Kuntzman has no such concerns. Terrorism against Russia, US imperialism’s designated enemy, is just fine with him. To justify it, he equates the acts of Putin with those of Hitler, thereby simultaneously making the case for war with Russia and diminishing and relativizing the historic crimes of Nazism.
By making these comparisons, Kuntzman not only attempts to bestow legitimacy on the assassination of Karlov, but also manages to smear the memory of Grynszpan by associating his action with that carried out by the most reactionary, fascistic and sectarian forces.
Mevlüt Mert Altıntaş, who pumped nine bullets into Ambassador Karlov’s back, was no innocent youth, but a trained killer, a member of the Ankara riot squad and someone who reportedly served on the security detail of Turkey’s president.
Moreover, there is persuasive evidence that he carried out the killing in support of the Al Qaeda-linked militias in Syria.
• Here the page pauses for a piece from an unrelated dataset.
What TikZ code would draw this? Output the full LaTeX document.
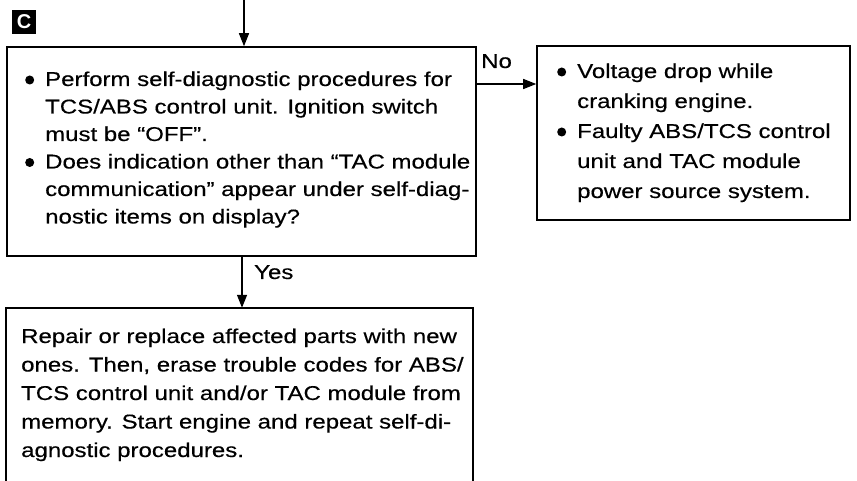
\documentclass[tikz,border=0pt]{standalone}
\usepackage{fontspec}
\setmainfont{Liberation Sans}[FakeStretch=1.2,FakeBold=0.4]
\newfontfamily\lblfont{Liberation Sans}
\usetikzlibrary{arrows.meta}
\newcommand{\bdot}{\makebox[20pt][l]{\tikz[baseline=0pt]\fill (4.5pt,6pt) circle[radius=4.5pt];}}
\newcommand{\bind}{\hspace*{20pt}}
\tikzset{
  box/.style={draw=black, line width=1.6pt, inner sep=0pt},
  openbox/.style={inner sep=0pt},
  boxline/.style={draw=black, line width=1.6pt},
  txt/.style={inner sep=0pt, anchor=base west},
  arr/.style={draw=black, line width=1.3pt, -{Triangle[length=13pt,width=10pt]}},
  lab/.style={inner sep=0pt, anchor=base west, font=\fontsize{20}{24}\selectfont}
}
\begin{document}
\begin{tikzpicture}[x=1pt,y=-1pt]
\useasboundingbox (0,0) rectangle (857,481);
% C label
\node[fill=black, text=white, minimum size=24pt, inner sep=0pt, font=\lblfont\bfseries\fontsize{20}{20}\selectfont] (lbl) at (24,22) {C};
% boxes
\node[box, minimum width=469pt, minimum height=209pt] (b1) at (241.5,151.5) {};
\node[box, minimum width=313pt, minimum height=174pt] (b2) at (693.5,133) {};
\node[openbox, minimum width=467pt, minimum height=177pt] (b3) at (239.5,396.5) {};
\draw[boxline] (b3.south west) -- (b3.north west) -- (b3.north east) -- (b3.south east);
% texts
\node[txt] (t1) at (25,86) {\parbox[t]{460pt}{\fontsize{20}{27.5}\selectfont
\bdot Perform self-diagnostic procedures for\\
\bind TCS/ABS control unit. Ignition switch\\
\bind must be “OFF”.\\
\bdot Does indication other than “TAC module\\
\bind communication” appear under self-diag-\\
\bind nostic items on display?}};
\node[txt] (t2) at (557,78) {\parbox[t]{300pt}{\fontsize{20}{30}\selectfont
\bdot Voltage drop while\\
\bind cranking engine.\\
\bdot Faulty ABS/TCS control\\
\bind unit and TAC module\\
\bind power source system.}};
\node[txt] (t3) at (21,343) {\parbox[t]{460pt}{\fontsize{20}{28.5}\selectfont
Repair or replace affected parts with new\\
ones. Then, erase trouble codes for ABS/\\
TCS control unit and/or TAC module from\\
memory. Start engine and repeat self-di-\\
agnostic procedures.}};
% connectors
\coordinate (topin) at (244,0);
\draw[arr] (topin) -- (topin |- b1.north);
\coordinate (ny) at (0,84);
\draw[arr] (b1.east |- ny) -- (b2.west |- ny);
\node[lab] (no) at (481,68) {No};
\coordinate (yx) at (242,0);
\draw[arr] (yx |- b1.south) -- (yx |- b3.north);
\node[lab] (yes) at (254,279) {Yes};
\end{tikzpicture}
\end{document}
After gunning down the ambassador, Altıntaş began ranting first in Arabic and then in Turkish, shouting out that he was one of those “who give Mohammed our allegiance for jihad,” a slogan used by Al Qaeda. Moreover, Jaish al-Fatah (Army of Conquest), the joint command center of Islamist militias dominated by the Syrian Al Qaeda affiliate, issued a statement Wednesday claiming responsibility for the assassination.
None of this, of course, finds its way into Kunzman’s despicable column. That a major American newspaper can publish such a piece, lionizing an Al Qaeda killer and justifying an act of terrorism, is a telling indication of the crisis and disorientation gripping the US ruling establishment. It is a warning that such forces will be employed again in far deadlier actions, and a measure of the advanced state of the preparations for war against Russia.